Des 100 jours du Président Damiba, l’on peut soutenir que le MPSR cherche encore à imprimer ses marques. Les semaines et les mois à venir nous en diront davantage.
Jérôme HAYIMI
Encadré
Vous avez dit dépolitisation de l’administration publique ?
Que dire de la dépolitisation de l’administration publique ? L’on se rappelle les propos de président du Faso, lors de sa prestation de serment le 6 février 2022, devant le Conseil constitutionnel. « Au-delà de la priorité sécuritaire, la transformation que les Burkinabè appellent de tous leurs vœux doit également s’opérer au sein de l’Administration et dans la gestion de la chose publique. C’est pourquoi, nous allons procéder à une dépolitisation systématique, méthodique et progressive de l’administration publique. Seules doivent prévaloir les compétences techniques et la probité », avait-il déclaré.

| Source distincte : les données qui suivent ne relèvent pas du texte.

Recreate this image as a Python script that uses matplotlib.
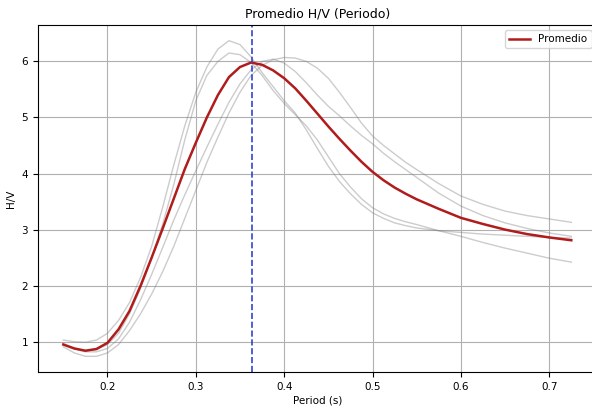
import numpy as np
import matplotlib
matplotlib.use('Agg')
import matplotlib.pyplot as plt

# periods (s)
periods = [0.15, 0.1625, 0.175, 0.1875, 0.2, 0.2125, 0.225, 0.2375, 0.25, 0.2625,
           0.275, 0.2875, 0.3, 0.3125, 0.325, 0.3375, 0.35, 0.3625, 0.375, 0.3875,
           0.4, 0.4125, 0.425, 0.4375, 0.45, 0.4625, 0.475, 0.4875, 0.5,
           0.5125, 0.525, 0.5375, 0.55,
           0.575, 0.6, 0.625, 0.65, 0.675, 0.7, 0.725]

# individual H/V curves (grey)
hv_1 = [1.03, 1.00, 0.99, 1.03, 1.15, 1.38, 1.70, 2.15, 2.70, 3.40,
        4.15, 4.85, 5.45, 5.90, 6.22, 6.37, 6.30, 6.08, 5.80, 5.55,
        5.30, 5.08, 4.78, 4.45, 4.13, 3.86, 3.64, 3.45, 3.30,
        3.20, 3.12, 3.07, 3.03,
        2.98, 2.95, 2.92, 2.90, 2.88, 2.86, 2.85]
hv_2 = [0.97, 0.88, 0.84, 0.86, 0.95, 1.15, 1.50, 1.95, 2.50, 3.10,
        3.80, 4.60, 5.30, 5.75, 6.00, 6.15, 6.12, 5.98, 5.75, 5.48,
        5.25, 5.05, 4.85, 4.60, 4.30, 4.00, 3.76, 3.55, 3.39,
        3.28, 3.20, 3.14, 3.09,
        2.98, 2.88, 2.77, 2.67, 2.58, 2.49, 2.42]
hv_3 = [0.91, 0.80, 0.74, 0.74, 0.80, 0.95, 1.20, 1.50, 1.85, 2.25,
        2.70, 3.20, 3.70, 4.20, 4.65, 5.08, 5.45, 5.75, 5.93, 6.03,
        6.07, 6.06, 6.00, 5.88, 5.70, 5.45, 5.18, 4.90, 4.67,
        4.50, 4.35, 4.20, 4.07,
        3.82, 3.60, 3.45, 3.33, 3.25, 3.19, 3.13]
hv_4 = [0.95, 0.87, 0.82, 0.82, 0.88, 1.05, 1.35, 1.75, 2.20, 2.68,
        3.17, 3.62, 4.05, 4.47, 4.88, 5.27, 5.60, 5.85, 6.00, 6.04,
        5.97, 5.82, 5.62, 5.40, 5.20, 5.03, 4.85, 4.68, 4.53,
        4.36, 4.21, 4.07, 3.93,
        3.65, 3.42, 3.25, 3.12, 3.02, 2.94, 2.88]

# average curve (red)
hv_mean = [0.95, 0.88, 0.84, 0.87, 0.98, 1.22, 1.55, 2.00, 2.50, 3.02,
           3.55, 4.08, 4.55, 5.00, 5.40, 5.72, 5.90, 5.98, 5.94, 5.84,
           5.70, 5.52, 5.30, 5.07, 4.84, 4.62, 4.41, 4.21, 4.03,
           3.88, 3.75, 3.64, 3.54,
           3.37, 3.21, 3.10, 3.00, 2.92, 2.86, 2.81]

peak_period = 0.364

fig = plt.figure(figsize=(5.92, 4.08), dpi=100)
ax = fig.add_axes([0.064, 0.088, 0.944, 0.851])

for hv in [hv_1, hv_2, hv_3, hv_4]:
    ax.plot(periods, hv, color='gray', alpha=0.4, linewidth=1.0)
ax.plot(periods, hv_mean, color='#b01c1c', linewidth=1.8, label='Promedio')
ax.axvline(peak_period, color='#3344cc', linestyle='--', linewidth=1.2)

ax.set_xticks([0.2, 0.3, 0.4, 0.5, 0.6, 0.7])
ax.set_yticks([1, 2, 3, 4, 5, 6])
ax.tick_params(labelsize=7.5)
ax.grid(True, color='#b0b0b0', linewidth=0.8)
ax.set_xlabel('Period (s)', fontsize=7.5, labelpad=3)
ax.set_ylabel('H/V', fontsize=7.5)
ax.set_title('Promedio H/V (Periodo)', fontsize=9, pad=5)
ax.legend(loc='upper right', fontsize=7.5)

fig.savefig('out.png', dpi=100)
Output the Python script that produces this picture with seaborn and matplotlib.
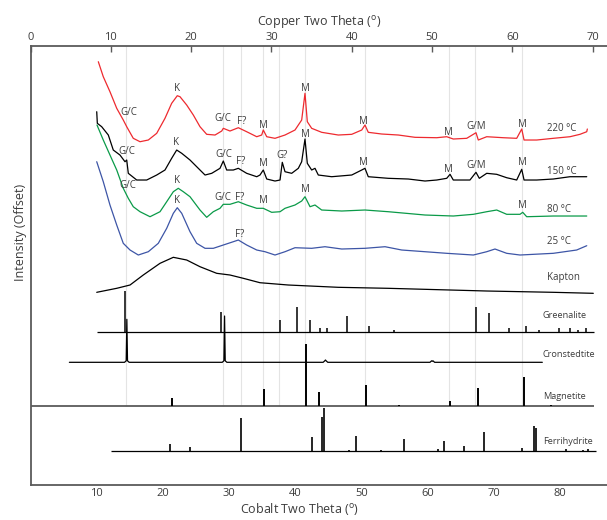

Sur ce point précis, l’on voit s’opérer des changements à la tête des entreprises et institutions de l’Etat ces derniers temps, lors des Conseils des ministres. Des Directeurs généraux soupçonnés ou non d’accointances politiques avec le régime déchu sont en train d’être successivement remplacés.
Si ces changements doivent participer, dans une certaine mesure, à la dépolitisation de l’administration publique, il faut se garder de tomber dans une certaine complaisance ou copinage. Il ne faudrait pas non plus que la dépolitisation se substitue à une militarisation de l’administration publique. Comme l’a si bien indiqué le chef de l’Etat, il faut faire en sorte que les compétences techniques et la probité soient les critères qui prévalent au choix des nouveaux responsables des différentes institutions étatiques. Ces nominations auxquelles nous assistons doivent être des sortes de piliers sur lesquels doit s’appuyer cette volonté d’assainir l’Administration des fossoyeurs de la République.